At LendFriend Mortgage, we work with jumbo borrowers across Idaho ranging from primary homebuyers in Boise and Eagle to second-home buyers in Sun Valley and Coeur d’Alene. We structure traditional jumbo loans, bank statement loans, asset depletion loans, DSCR loans, and other non-QM loan solutions depending on how the borrower’s finances are built.
With access to multiple jumbo investors and non-QM lenders, the goal is not simply securing approval. The goal is creating a structure that holds together cleanly through underwriting while protecting liquidity and long-term financial flexibility.

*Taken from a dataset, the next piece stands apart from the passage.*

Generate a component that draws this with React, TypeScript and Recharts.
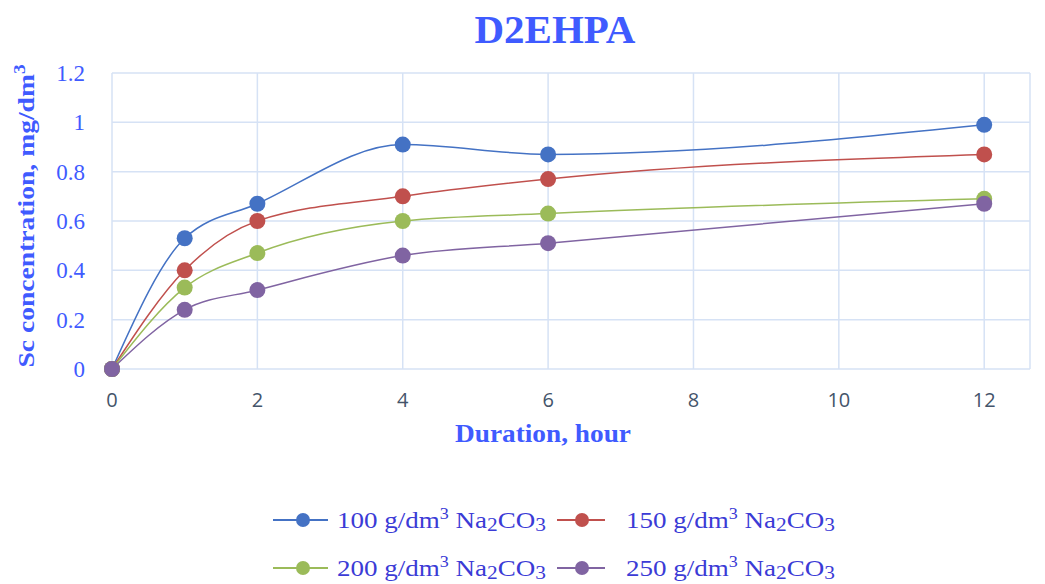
import React from 'react';
import { LineChart, Line, XAxis, YAxis, CartesianGrid, Label } from 'recharts';

const hours = [0, 1, 2, 4, 6, 12];
const na100 = [0, 0.53, 0.67, 0.91, 0.87, 0.99];
const na150 = [0, 0.40, 0.60, 0.70, 0.77, 0.87];
const na200 = [0, 0.33, 0.47, 0.60, 0.63, 0.69];
const na250 = [0, 0.24, 0.32, 0.46, 0.51, 0.67];
const xTicks = [0, 2, 4, 6, 8, 10, 12];
const yTicks = [0, 0.2, 0.4, 0.6, 0.8, 1, 1.2];

const series = [
    { key: 'na100', conc: '100', color: '#4472C4' },
    { key: 'na150', conc: '150', color: '#C0504D' },
    { key: 'na200', conc: '200', color: '#9BBB59' },
    { key: 'na250', conc: '250', color: '#8064A2' },
];

const data = hours.map((h, i) => ({
    hour: h,
    na100: na100[i],
    na150: na150[i],
    na200: na200[i],
    na250: na250[i],
}));

const BLUE = '#3F5BFF';
const SERIF = '"Liberation Serif", "DejaVu Serif", serif';

// legend slots: [line start, line end, dot x, text x]
const slots = [
    [273, 328, 303, 337],
    [557, 605, 582, 626],
];

function ChartLegend() {
    return (
        <svg width={1045} height={584} style={{ position: 'absolute', left: 0, top: 0, pointerEvents: 'none' }}>
            {series.map((s, i) => {
                const [x1, x2, dx, tx] = slots[i % 2];
                const cy = i < 2 ? 520 : 568;
                return (
                    <g key={s.key}>
                        <line x1={x1} y1={cy} x2={x2} y2={cy} stroke={s.color} strokeWidth={2} />
                        <circle cx={dx} cy={cy} r={7} fill={s.color} />
                        <text
                            x={tx}
                            y={cy + 8}
                            fill="#3B3BD6"
                            fontFamily={SERIF}
                            fontSize={24}
                            textLength={209}
                            lengthAdjust="spacingAndGlyphs"
                        >
                            {s.conc} g/dm<tspan dy={-9} fontSize={16}>3</tspan>
                            <tspan dy={9}> Na</tspan>
                            <tspan dy={3} fontSize={19}>2</tspan>
                            <tspan dy={-3}>CO</tspan>
                            <tspan dy={3} fontSize={19}>3</tspan>
                        </text>
                    </g>
                );
            })}
        </svg>
    );
}

function YTitle({ viewBox }: any) {
    const cx = 29;
    const cy = viewBox.y + viewBox.height / 2 - 5;
    return (
        <text
            x={cx}
            y={cy}
            transform={`rotate(-90, ${cx}, ${cy})`}
            textAnchor="middle"
            dominantBaseline="middle"
            fill={BLUE}
            fontFamily={SERIF}
            fontWeight="bold"
            fontSize={23}
            textLength={303}
            lengthAdjust="spacingAndGlyphs"
        >
            Sc concentration, mg/dm<tspan dy={-8} fontSize={16}>3</tspan>
        </text>
    );
}

function XTitle({ viewBox }: any) {
    return (
        <text
            x={543}
            y={viewBox.y + viewBox.height + 13}
            textAnchor="middle"
            fill={BLUE}
            fontFamily={SERIF}
            fontWeight="bold"
            fontSize={25}
            textLength={176}
            lengthAdjust="spacingAndGlyphs"
        >
            Duration, hour
        </text>
    );
}

export default function App() {
    return (
        <div style={{ position: 'absolute', left: 0, top: 0, width: 1045, height: 584, background: '#fff' }}>
            <div
                style={{
                    position: 'absolute', top: 4, left: 0, width: 1110, textAlign: 'center',
                    fontFamily: SERIF, fontWeight: 'bold', fontSize: 41, color: BLUE, lineHeight: '50px',
                }}
            >
                D2EHPA
            </div>
            <LineChart width={1045} height={584} data={data} margin={{ top: 73, right: 15, left: 62, bottom: 155 }}>
                <CartesianGrid stroke="#D6E2F5" strokeWidth={1.5} />
                <XAxis
                    type="number"
                    dataKey="hour"
                    domain={[0, 12.63]}
                    ticks={xTicks}
                    axisLine={false}
                    tickLine={false}
                    tick={{ fill: '#44546A', fontSize: 20, fontFamily: '"Open Sans", sans-serif' }}
                    tickMargin={18}
                    height={60}
                >
                    <Label content={<XTitle />} />
                </XAxis>
                <YAxis
                    domain={[0, 1.2]}
                    ticks={yTicks}
                    axisLine={false}
                    tickLine={false}
                    width={50}
                    tick={{ fill: BLUE, fontSize: 23, fontFamily: SERIF }}
                    tickMargin={21}
                >
                    <Label content={<YTitle />} />
                </YAxis>
                {series.map((s) => (
                    <Line
                        key={s.key}
                        type="monotone"
                        dataKey={s.key}
                        stroke={s.color}
                        strokeWidth={1.5}
                        dot={{ r: 8, fill: s.color, stroke: s.color, strokeWidth: 0 }}
                        isAnimationActive={false}
                    />
                ))}
            </LineChart>
            <ChartLegend />
        </div>
    );
}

Final Thoughts on Jumbo Loans in Idaho
For many Idaho buyers, jumbo financing is no longer a niche situation.
It is simply how the math works in many of the state’s most desirable housing markets.
Whether purchasing in Boise, Eagle, Coeur d’Alene, Sun Valley, Ketchum, McCall, or Driggs, buyers are increasingly crossing conforming loan limits simply because pricing has risen so substantially in high-demand lifestyle markets.
The key is understanding that jumbo loans are not just larger conventional mortgages.
The structure matters. The lender matters. The reserve strategy matters. How income is interpreted matters.
Most jumbo loan problems do not occur because the borrower cannot afford the property. They happen because the loan was not structured correctly before underwriting began.
When jumbo financing is handled intentionally from the beginning, buyers preserve liquidity, reduce friction, strengthen negotiating power, and position themselves for a far smoother closing process.
That is especially important in Idaho markets where desirable inventory moves quickly and financing strength can directly influence whether an offer gets accepted.